The German historians, from Berthold's contemporary, Abbot Hermann of Niederaltaich, down to the middle of the sixteenth century, speak in the most glowing terms of the force of his personality and the effect of his preaching, which is said to have attracted almost incredible numbers, so that the churches could not hold them; and he was forced to speak from a platform or a tree in the open air. The gifts of prophecy and miracles were soon attributed to him, and his fame spread from Italy to England. He must have been a preacher of great talents and success.

Although the manuscript reports of his sermons, which began to circulate very early, are by no means to be trusted as literal productions, we can still form from them a tolerably accurate idea of the matter and manner of his preaching. It was always of a missionary character, based formally on the Scriptures for the day, but soon departing from them to apply the special theme which Berthold wished to enforce. This generally finds its point in the insistent call to true sorrow for sin, sincere confession, and perfect penance; penance without contrition has no value in God's sight, and neither a crusade nor a pilgrimage has any good result unless there is a firm purpose to renounce sin. From this standpoint Berthold criticizes the new preachers of indulgences.
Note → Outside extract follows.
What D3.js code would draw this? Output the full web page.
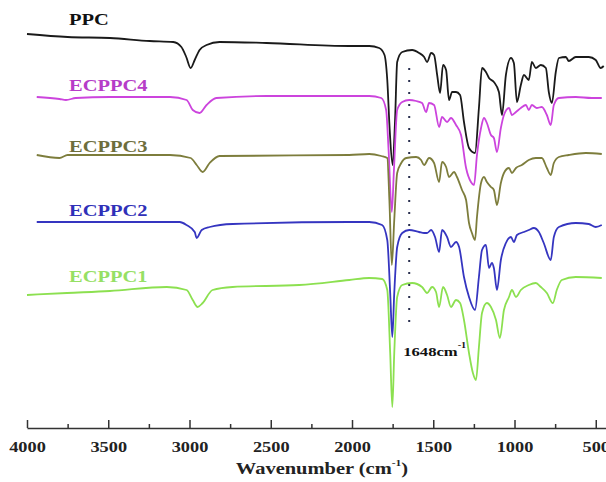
<!DOCTYPE html>
<html>
<head>
<meta charset="utf-8">
<script src="https://d3js.org/d3.v7.min.js"></script>
<style>
  html, body { margin: 0; padding: 0; background: #fff; }
  svg { display: block; }
  text { font-family: "Liberation Serif", "Times New Roman", "DejaVu Serif", serif; font-weight: bold; }
</style>
</head>
<body>
<svg id="chart" width="606" height="482"></svg>
<script>
// Series names and colors
const seriesNames = ["PPC", "ECPPC4", "ECPPC3", "ECPPC2", "ECPPC1"];
const lineColors  = ["#1a1a1a", "#cc44dd", "#7d7d3c", "#3535c0", "#8ce050"];
const labelColors = ["#111111", "#b63cc8", "#6e6e3c", "#3030b8", "#96e064"];

// Spectra: [wavenumber (cm-1), transmittance (a.u., stacked)]
const ppc = [[4000,406],[3750,403],[3490,402],[3245,399],[3100,398],[3050,393],[3020,383],[2993,372],[2968,380],[2938,390],[2895,395],[2815,398],[2526,397],[2017,394],[1894,394],[1833,392],[1800,385],[1783,360],[1768,310],[1750,275],[1735,320],[1722,378],[1691,388],[1630,390],[1587,387],[1556,383],[1538,378],[1513,387],[1495,385],[1476,365],[1458,347],[1440,375],[1421,370],[1403,340],[1384,348],[1360,348],[1335,345],[1311,318],[1280,292],[1243,287],[1219,332],[1200,372],[1176,368],[1157,362],[1127,358],[1096,348],[1077,325],[1053,365],[1022,382],[1004,377],[985,338],[961,355],[942,365],[912,360],[893,378],[869,372],[838,375],[807,372],[789,348],[770,337],[746,368],[727,382],[684,383],[666,379],[623,383],[543,383],[500,380],[470,372],[451,374]];
const ecppc4 = [[3940,343],[3800,341],[3760,340],[3700,342],[3490,343],[3120,343],[3018,340],[2980,330],[2938,327],[2895,335],[2835,342],[2526,344],[2017,344],[1894,344],[1820,342],[1790,330],[1775,290],[1755,228],[1742,270],[1722,330],[1691,338],[1648,340],[1605,339],[1569,337],[1544,328],[1526,337],[1495,335],[1464,313],[1446,323],[1415,318],[1391,322],[1360,315],[1329,305],[1298,272],[1268,258],[1249,255],[1231,285],[1206,312],[1188,322],[1170,317],[1145,305],[1127,302],[1108,288],[1084,312],[1065,325],[1034,332],[1016,325],[991,328],[961,332],[930,335],[912,330],[893,335],[863,332],[832,333],[801,325],[777,315],[758,335],[727,342],[623,343],[525,342],[463,342]];
const ecppc3 = [[3940,285],[3800,282],[3750,285],[3490,285],[3120,285],[2993,282],[2956,275],[2919,268],[2876,277],[2815,284],[2017,285],[1894,286],[1820,284],[1783,282],[1770,240],[1755,175],[1740,220],[1722,267],[1697,277],[1666,282],[1605,283],[1575,280],[1556,275],[1526,282],[1495,277],[1464,258],[1446,278],[1421,273],[1403,263],[1372,268],[1354,263],[1323,250],[1298,240],[1280,217],[1262,207],[1243,200],[1231,223],[1206,257],[1188,263],[1170,258],[1145,253],[1127,250],[1108,235],[1084,257],[1065,267],[1034,272],[1016,267],[991,272],[955,275],[912,280],[869,282],[832,282],[801,272],[777,265],[758,277],[727,283],[666,285],[561,287],[463,286]];
const ecppc2 = [[3940,218],[3490,218],[3060,218],[3018,215],[2968,208],[2956,202],[2925,210],[2876,213],[2735,216],[2017,218],[1894,218],[1815,215],[1783,200],[1765,147],[1752,103],[1740,147],[1722,193],[1691,207],[1648,210],[1587,208],[1556,207],[1538,207],[1513,210],[1489,203],[1464,188],[1446,210],[1415,203],[1391,193],[1360,198],[1341,193],[1311,163],[1280,143],[1243,130],[1219,163],[1200,190],[1176,195],[1157,172],[1139,177],[1127,172],[1108,150],[1084,180],[1053,197],[1022,203],[1004,198],[985,205],[942,208],[912,210],[881,212],[850,208],[820,197],[777,180],[758,203],[727,213],[623,217],[543,216],[500,213],[463,215]];
const ecppc1 = [[4000,145],[3754,147],[3490,149],[3140,153],[3018,150],[2980,140],[2950,133],[2919,137],[2858,150],[2735,153],[2324,155],[2017,160],[1894,162],[1814,161],[1783,150],[1765,87],[1752,33],[1740,87],[1722,143],[1691,155],[1630,157],[1569,153],[1538,147],[1507,153],[1483,148],[1464,133],[1440,153],[1415,145],[1391,133],[1360,140],[1335,137],[1311,120],[1280,87],[1256,67],[1237,60],[1219,93],[1200,127],[1170,137],[1145,133],[1114,120],[1090,102],[1065,130],[1034,143],[1016,150],[991,143],[961,150],[912,155],[869,157],[838,153],[801,147],[764,137],[740,150],[709,160],[623,163],[463,162]];
const spectra = [ppc, ecppc4, ecppc3, ecppc2, ecppc1];

// Axis ticks
const majorTicks = [4000, 3500, 3000, 2500, 2000, 1500, 1000, 500];
const minorTicks = [3750, 3250, 2750, 2250, 1750, 1250, 750];
const markerWavenumber = 1648;
const markerLabel = "1648cm";
const xTitle = "Wavenumber (cm";

const FONT = "'Liberation Serif', 'Times New Roman', 'DejaVu Serif', serif";

const svg = d3.select("#chart");
const x = d3.scaleLinear().domain([4000, 437]).range([27, 606]);
const y = d3.scaleLinear().domain([0, 440]).range([440, 0]);

// Lines
const line = d3.line().x(d => x(d[0])).y(d => y(d[1])).curve(d3.curveMonotoneX);
svg.append("g").selectAll("path").data(spectra).join("path")
  .attr("d", line)
  .attr("fill", "none")
  .attr("stroke", (d, i) => lineColors[i])
  .attr("stroke-width", 1.8)
  .attr("stroke-linejoin", "round");

// Dotted marker line
svg.append("line")
  .attr("x1", x(markerWavenumber)).attr("x2", x(markerWavenumber))
  .attr("y1", 68).attr("y2", 328)
  .attr("stroke", "#2a3050").attr("stroke-width", 2)
  .attr("stroke-dasharray", "2,10");

// Marker label
const ml = svg.append("text")
  .attr("transform", `translate(${x(markerWavenumber) - 6},356) scale(1.28,1)`)
  .attr("font-family", FONT).attr("font-weight", "bold")
  .attr("font-size", 13).attr("fill", "#111");
ml.append("tspan").text(markerLabel);
ml.append("tspan").attr("font-size", 8).attr("dy", -8).text("-1");

// Series labels
const labelY = [25, 91, 152, 216, 282];
svg.append("g").selectAll("text").data(seriesNames).join("text")
  .attr("transform", (d, i) => `translate(69,${labelY[i]}) scale(1.28,1)`)
  .attr("font-family", FONT).attr("font-weight", "bold")
  .attr("font-size", 16)
  .attr("fill", (d, i) => labelColors[i])
  .text(d => d);

// X axis
const axisY = 428;
const gx = svg.append("g").attr("transform", `translate(0,${axisY})`)
  .call(d3.axisBottom(x).tickValues(majorTicks).tickSizeInner(-8).tickSizeOuter(0).tickPadding(13).tickFormat(d3.format("d")));
gx.attr("font-family", FONT);
gx.select(".domain").attr("stroke", "#333").attr("stroke-width", 1.5);
gx.selectAll(".tick line").attr("stroke", "#333").attr("stroke-width", 1.5);
gx.selectAll(".tick text")
  .attr("font-size", 15).attr("fill", "#222")
  .attr("font-family", FONT).attr("font-weight", "bold")
  .attr("transform", "scale(1.22,1)");

const gm = svg.append("g").attr("transform", `translate(0,${axisY})`)
  .call(d3.axisBottom(x).tickValues(minorTicks).tickSizeInner(-4).tickSizeOuter(0).tickFormat(""));
gm.select(".domain").remove();
gm.selectAll(".tick line").attr("stroke", "#333").attr("stroke-width", 1.5);

// X title
const t = svg.append("text")
  .attr("transform", "translate(322,474) scale(1.28,1)")
  .attr("text-anchor", "middle")
  .attr("font-family", FONT).attr("font-weight", "bold")
  .attr("font-size", 16).attr("fill", "#222");
t.append("tspan").text(xTitle);
t.append("tspan").attr("font-size", 9).attr("dy", -8).text("-1");
t.append("tspan").attr("dy", 8).text(")");
</script>
</body>
</html>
The extremely mixed character of his audiences led him to make his appeal as wide and general as possible. He avoids subtle theological questions, and advises the laity not to pry into the divine mysteries, but to leave them to the clergy, and content themselves with the credo. The weighty political occurrences of the time are also left untouched. But everything that affects the average man — his joys and his sorrows, his superstitions and his prejudices — is handled with intimate knowledge and with a careful clearness of arrangement easy for the most ignorant to follow. While exhorting all to be content with their station in life, he denounces oppressive taxes, unjust judges, usury, and dishonest trade. Jews and heretics are to be abhorred, and players who draw people's minds away to worldly pleasure; dances and tournaments are also condemned, and he has a word of blame for the women's vanity and proneness to gossip. He is never dry, always vivid and graphic, mingling with his exhortations a variety of anecdotes, jests, and the wild etymologies of the Middle Ages, making extensive use of the allegorical interpretation of the Old Testament and of his strong feeling for nature.

His German sermons, of which seventy-one have been preserved, are among the most powerful in the language, and form the chief monuments of Middle High German prose. His style is clear, direct and remarkably free from cumbrous Latin constructions; he employed, whenever he could, the pithy and homely sayings of the peasants, and is not reluctant to point his moral with a rough humour. As a thinker, he shows little sympathy with that strain of medieval mysticism which is to be observed in all the poetry of his contemporaries.[1]

He died in Regensburg on 13 December 1272.